Being Black at CSM

Being one of very few black faces at Central Saint Martins is just something many wouldn’t love to experience. After being elected I felt it would be important to try and set up a way for Black students across UAL to communicate. The most obvious way I felt this could happen was by creating a space that is sign posted for students to opt in if they felt they wanted to find each other. I called it black UAL and during the first term of this year I would hold weekly lunchtime meet-ups. Over a number of weeks, I was able to gain some insight into how black students at CSM feel about being black at CSM.

The first thing that was made apparent to me when speaking to students from a variety of courses was the ratio of black students to other nationalities. It seems to be one black student in every group of twenty to thirty students. This is itself can cause students to feel isolated. However, the general feeling from students towards this was that it is just something to suck up and deal with, nobody seemed to upset or angry about it; “we just get used to it and move on because there isn’t really anything you can do” is a statement made by one student.

By keeping busy outside of university black students feel that they gain the ability to adapt to multiple environments. As they have different cultural experiences and references that may be misunderstood by classmates and tutors whereas in circles outside of university they would be widely understood and accepted. The difference in cultures also allows students to control how much they share or hold back. By learning whether to share and how much they do enables students to do the same outside of university with potential employers; a skill many of their peers may not develop and having this extra skill is viewed positively where networking is concerned.

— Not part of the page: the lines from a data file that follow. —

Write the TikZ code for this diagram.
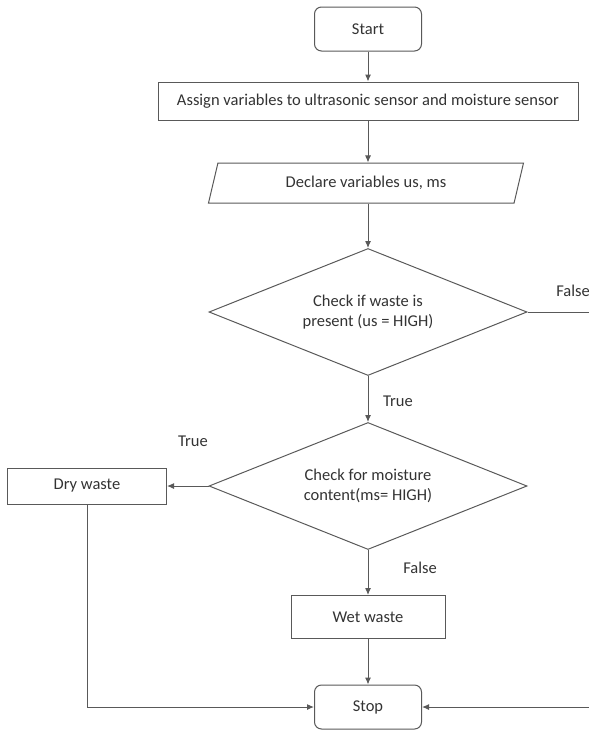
\documentclass[tikz,border=0pt]{standalone}
\usepackage{fontspec}
\setmainfont{Carlito}
\usetikzlibrary{shapes.geometric, arrows.meta}

\tikzset{
  line/.style={draw=black!65, line width=1pt},
  flow/.style={line, -{Latex[length=7pt, width=6pt]}},
  terminal/.style={line, rounded corners=7pt, fill=white, minimum width=107pt, minimum height=44pt, text=black!80},
  process/.style={line, fill=white, minimum height=38pt, text=black!80},
  io/.style={line, trapezium, trapezium left angle=65, trapezium right angle=115, trapezium stretches body, minimum width=315pt, minimum height=40pt, text=black!80},
  decision/.style={line, diamond, aspect=2.5, minimum width=318pt, minimum height=127pt, align=center, inner sep=0pt, text=black!80},
  tag/.style={text=black!80}
}

\begin{document}
\begin{tikzpicture}[x=1pt, y=-1pt, font=\fontsize{16.5}{20}\selectfont]
    \useasboundingbox (0,0) rectangle (589,731);

    % Draw nodes
    \node[terminal] (start) at (368,29) {Start};
    \node[process, minimum width=420pt] (assign) at (368,101) {Assign variables to ultrasonic sensor and moisture sensor};
    \node[io] (declare) at (366,183) {Declare variables us, ms};
    \node[decision] (check1) at (368,312) {Check if waste is\\present (us = HIGH)};
    \node[decision] (check2) at (368,486) {Check for moisture\\content(ms= HIGH)};
    \node[process, minimum width=159pt, minimum height=36pt] (dry) at (87,486) {Dry waste};
    \node[process, minimum width=154pt, minimum height=43pt] (wet) at (368,617) {Wet waste};
    \node[terminal] (stop) at (368,707) {Stop};
    \coordinate (falseend) at (589,312);
    \coordinate (loopin) at (589,707);

    % Draw connections
    \draw[flow] (start) -- (assign);
    \draw[flow] (assign) -- (declare.north -| assign);
    \draw[flow] (declare.south -| check1) -- (check1);
    \draw[line] (check1.east) -- (falseend);
    \draw[flow] (check1) -- (check2);
    \draw[flow] (check2) -- (dry);
    \draw[flow] (check2) -- (wet);
    \draw[flow] (wet) -- (stop);
    \draw[flow] (dry.south) |- (stop.west);
    \draw[flow] (loopin) -- (stop.east);

    % Labels
    \node[tag] (lfalse1) at (573,291) {False};
    \node[tag] (ltrue1) at (398,401) {True};
    \node[tag] (ltrue2) at (193,441) {True};
    \node[tag] (lfalse2) at (420,568) {False};
\end{tikzpicture}
\end{document}
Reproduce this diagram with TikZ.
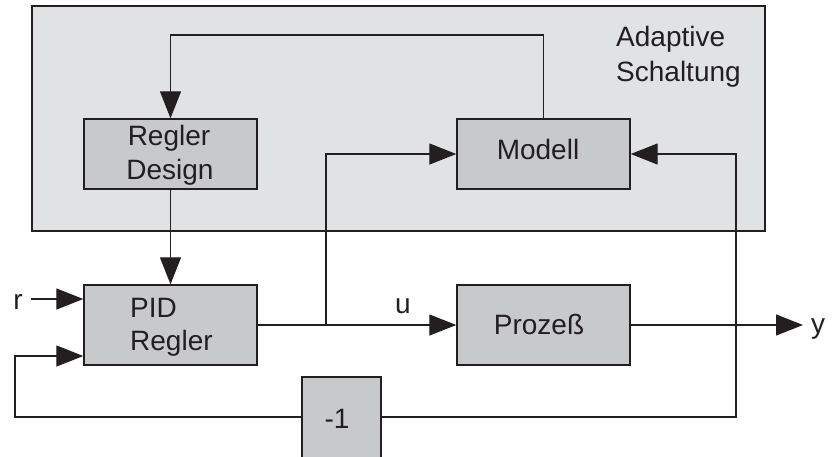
\documentclass[tikz,border=0pt]{standalone}
\usepackage{fontspec}
\setmainfont{Liberation Sans}
\usetikzlibrary{arrows.meta}
\definecolor{outerfill}{HTML}{E1E2E4}
\definecolor{boxfill}{HTML}{C8C9CB}
\definecolor{ink}{HTML}{231F20}
\begin{document}
\begin{tikzpicture}[x=1pt,y=-1pt,
  every node/.style={font=\fontsize{28}{34}\selectfont, text=ink, inner sep=0pt},
  blk/.style={draw=ink, line width=1.4pt, fill=boxfill, rectangle},
  conn/.style={draw=ink, line width=1.3pt},
  arr/.style={conn, -{Triangle[length=27pt,width=21pt]}},
  lbl/.style={anchor=base west}]
\useasboundingbox (0,0) rectangle (832,456);
\fill[white] (0,0) rectangle (832,456);
% adaptive region
\path[fill=outerfill, draw=ink, line width=1.4pt] (32,6) rectangle (765,231);
\node[lbl] (adap) at (616,46) {Adaptive};
\node[lbl] (schalt) at (616,81) {Schaltung};
% blocks
\node[blk, minimum width=173pt, minimum height=70pt] (design) at (170.5,154) {};
\node[lbl, anchor=base] (designt1) at (169,145) {Regler};
\node[lbl, anchor=base] (designt2) at (170,179) {Design};
\node[blk, minimum width=173pt, minimum height=70pt] (modell) at (543.5,154) {};
\node[anchor=base] (modellt) at (538,159) {Modell};
\node[blk, minimum width=173pt, minimum height=80pt] (pid) at (170.5,325) {};
\node[lbl] (pidt1) at (130,317) {PID};
\node[lbl] (pidt2) at (130,350) {Regler};
\node[blk, minimum width=173pt, minimum height=80pt] (proz) at (543.5,325) {};
\node[anchor=base] (prozt) at (539,334) {Proze\ss};
\node[blk, minimum width=79pt, minimum height=85pt] (neg) at (341.5,419.5) {};
\node[anchor=base] (negt) at (337,428) {-1};
% labels
\node[anchor=base] (rl) at (18,309) {r};
\node[anchor=base] (ul) at (403,313) {u};
\node[anchor=base west] (yl) at (811,333) {y};
% coordinates
\coordinate (rstart) at (31,299);
\coordinate (yend) at (803,325);
\coordinate (br) at (326,325);
\coordinate (tap) at (736,417);
\coordinate (fbl) at (15,417);
% connectors
\draw[arr] (modell.north) -- (modell.north |- 0,35) -- (design.north |- 0,35) -- (design.north);
\draw[arr] (design.south) -- (pid.north);
\draw[arr] (rstart) -- (rstart -| pid.west);
\draw[arr] (pid.east) -- (proz.west);
\draw[arr] (br) -- (br |- modell.west) -- (modell.west);
\draw[arr] (proz.east) -- (yend);
\draw[arr] (neg.east |- tap) -- (tap) -- (tap |- modell.east) -- (modell.east);
\draw[arr] (neg.west |- fbl) -- (fbl) -- (15,356) -- (pid.west |- 0,356);
\end{tikzpicture}
\end{document}
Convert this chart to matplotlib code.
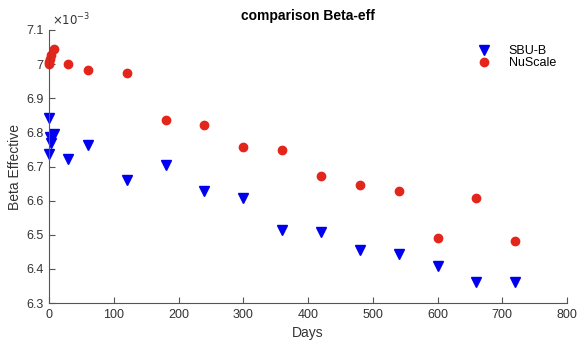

Being able to prepare for the working world is also a positive outcome from sometimes feeling isolated while on their course, because students remind themselves that this portion of their career is not permanent; “You learn to deal with things as they are now but remember that after three years’ things will be better.” Is an opinion shared by numerous students, in the meantime making contacts in industry is key? Entering competitions, attending events and taking part in workshops some students are just as focused on having a clear career path once they leave as they are on completing their course well.

Being a student at Central Saint Martins is a privilege. But it can also put a huge amount of pressure on students to succeed in a specific way. This seems particularly true in the case of black students who are in the minority. Simply by seeing so few people around who look like you can cause students to feel as if they do not belong.